- [WRITTEN TASK] Produce an exact transcription of the listing below, omitting the pictures.

- [DATA PROVIDED]
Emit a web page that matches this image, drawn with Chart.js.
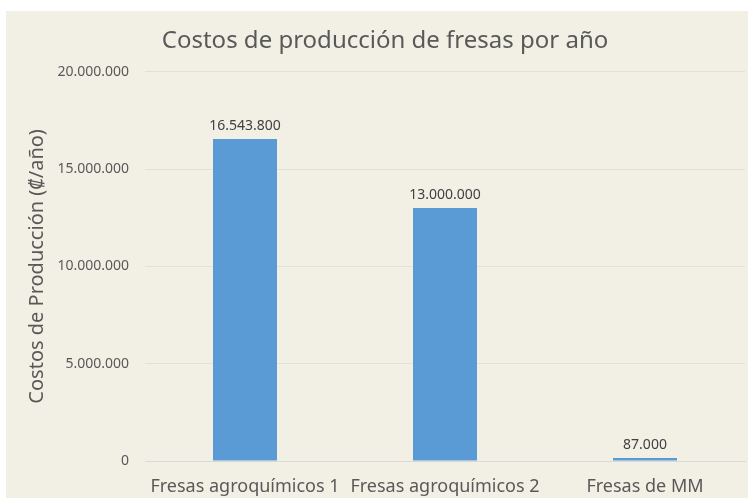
<!DOCTYPE html>
<html>
<head>
<meta charset="utf-8">
<script src="https://cdn.jsdelivr.net/npm/chart.js@4"></script>
<style>
  html, body { margin: 0; padding: 0; background: #ffffff; overflow: hidden; }
  #wrap { position: absolute; left: 6px; top: 11px; width: 758px; height: 487px; background: #f2f0e4; }
</style>
</head>
<body>
<div id="wrap"><canvas id="costChart"></canvas></div>
<script>
// datos del gráfico
const categorias = ['Fresas agroquímicos 1', 'Fresas agroquímicos 2', 'Fresas de MM'];
const costos = [16543800, 13000000, 87000];
const ticksY = [0, 5000000, 10000000, 15000000, 20000000];

function formatoMiles(v) {
    return String(v).replace(/\B(?=(\d{3})+(?!\d))/g, '.');
}

// etiquetas encima de cada barra
const etiquetasBarras = {
    id: 'etiquetasBarras',
    afterDatasetsDraw(chart) {
        const ctx = chart.ctx;
        const meta = chart.getDatasetMeta(0);
        ctx.save();
        ctx.font = '14px "Noto Sans", sans-serif';
        ctx.fillStyle = '#404040';
        ctx.textAlign = 'center';
        ctx.textBaseline = 'bottom';
        meta.data.forEach(function (bar, i) {
            ctx.fillText(formatoMiles(costos[i]), bar.x, bar.y - 6);
        });
        ctx.restore();
    }
};

const ctx = document.getElementById('costChart').getContext('2d');
const grafico = new Chart(ctx, {
    type: 'bar',
    data: {
        labels: categorias,
        datasets: [{
            label: 'Costos',
            data: costos,
            backgroundColor: '#5b9bd5',
            borderWidth: 0,
            barPercentage: 0.32,
            categoryPercentage: 1,
            minBarLength: 3
        }]
    },
    options: {
        responsive: true,
        maintainAspectRatio: false,
        animation: false,
        layout: { padding: { left: 19, right: 19, top: 0, bottom: 0 } },
        plugins: {
            legend: { display: false },
            tooltip: { enabled: false },
            title: {
                display: true,
                text: 'Costos de producción de fresas por año',
                color: '#595959',
                font: { family: '"Noto Sans", sans-serif', size: 24, weight: 'normal' },
                padding: { top: 16, bottom: 16 }
            }
        },
        scales: {
            x: {
                grid: { display: false },
                border: { display: true, color: '#d9d9d9', width: 1 },
                ticks: {
                    color: '#595959',
                    font: { family: '"Noto Sans", sans-serif', size: 18 },
                    maxRotation: 0,
                    autoSkip: false,
                    padding: 7
                },
                afterFit: function (s) { s.height = 37; }
            },
            y: {
                min: 0,
                max: 20000000,
                afterBuildTicks: function (s) { s.ticks = ticksY.map(v => ({ value: v })); },
                grid: { color: '#e3e1d5', drawTicks: false },
                border: { display: false },
                ticks: {
                    color: '#595959',
                    font: { family: '"Noto Sans", sans-serif', size: 14 },
                    padding: 16,
                    callback: function (v) { return formatoMiles(v); }
                },
                title: {
                    display: true,
                    text: 'Costos de Producción (₡/año)',
                    color: '#595959',
                    font: { family: '"Noto Sans", sans-serif', size: 20 },
                    padding: { top: 0, bottom: 4 }
                },
                afterFit: function (s) { s.width = 120; }
            }
        }
    },
    plugins: [etiquetasBarras]
});
</script>
</body>
</html>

- [COMPLETE OUTPUT]
Emit a web page that matches this image, drawn with Chart.js.
<!DOCTYPE html>
<html>
<head>
<meta charset="utf-8">
<script src="https://cdn.jsdelivr.net/npm/chart.js@4"></script>
<style>
  html, body { margin: 0; padding: 0; background: #ffffff; overflow: hidden; }
  #wrap { position: absolute; left: 6px; top: 11px; width: 758px; height: 487px; background: #f2f0e4; }
</style>
</head>
<body>
<div id="wrap"><canvas id="costChart"></canvas></div>
<script>
// datos del gráfico
const categorias = ['Fresas agroquímicos 1', 'Fresas agroquímicos 2', 'Fresas de MM'];
const costos = [16543800, 13000000, 87000];
const ticksY = [0, 5000000, 10000000, 15000000, 20000000];

function formatoMiles(v) {
    return String(v).replace(/\B(?=(\d{3})+(?!\d))/g, '.');
}

// etiquetas encima de cada barra
const etiquetasBarras = {
    id: 'etiquetasBarras',
    afterDatasetsDraw(chart) {
        const ctx = chart.ctx;
        const meta = chart.getDatasetMeta(0);
        ctx.save();
        ctx.font = '14px "Noto Sans", sans-serif';
        ctx.fillStyle = '#404040';
        ctx.textAlign = 'center';
        ctx.textBaseline = 'bottom';
        meta.data.forEach(function (bar, i) {
            ctx.fillText(formatoMiles(costos[i]), bar.x, bar.y - 6);
        });
        ctx.restore();
    }
};

const ctx = document.getElementById('costChart').getContext('2d');
const grafico = new Chart(ctx, {
    type: 'bar',
    data: {
        labels: categorias,
        datasets: [{
            label: 'Costos',
            data: costos,
            backgroundColor: '#5b9bd5',
            borderWidth: 0,
            barPercentage: 0.32,
            categoryPercentage: 1,
            minBarLength: 3
        }]
    },
    options: {
        responsive: true,
        maintainAspectRatio: false,
        animation: false,
        layout: { padding: { left: 19, right: 19, top: 0, bottom: 0 } },
        plugins: {
            legend: { display: false },
            tooltip: { enabled: false },
            title: {
                display: true,
                text: 'Costos de producción de fresas por año',
                color: '#595959',
                font: { family: '"Noto Sans", sans-serif', size: 24, weight: 'normal' },
                padding: { top: 16, bottom: 16 }
            }
        },
        scales: {
            x: {
                grid: { display: false },
                border: { display: true, color: '#d9d9d9', width: 1 },
                ticks: {
                    color: '#595959',
                    font: { family: '"Noto Sans", sans-serif', size: 18 },
                    maxRotation: 0,
                    autoSkip: false,
                    padding: 7
                },
                afterFit: function (s) { s.height = 37; }
            },
            y: {
                min: 0,
                max: 20000000,
                afterBuildTicks: function (s) { s.ticks = ticksY.map(v => ({ value: v })); },
                grid: { color: '#e3e1d5', drawTicks: false },
                border: { display: false },
                ticks: {
                    color: '#595959',
                    font: { family: '"Noto Sans", sans-serif', size: 14 },
                    padding: 16,
                    callback: function (v) { return formatoMiles(v); }
                },
                title: {
                    display: true,
                    text: 'Costos de Producción (₡/año)',
                    color: '#595959',
                    font: { family: '"Noto Sans", sans-serif', size: 20 },
                    padding: { top: 0, bottom: 4 }
                },
                afterFit: function (s) { s.width = 120; }
            }
        }
    },
    plugins: [etiquetasBarras]
});
</script>
</body>
</html>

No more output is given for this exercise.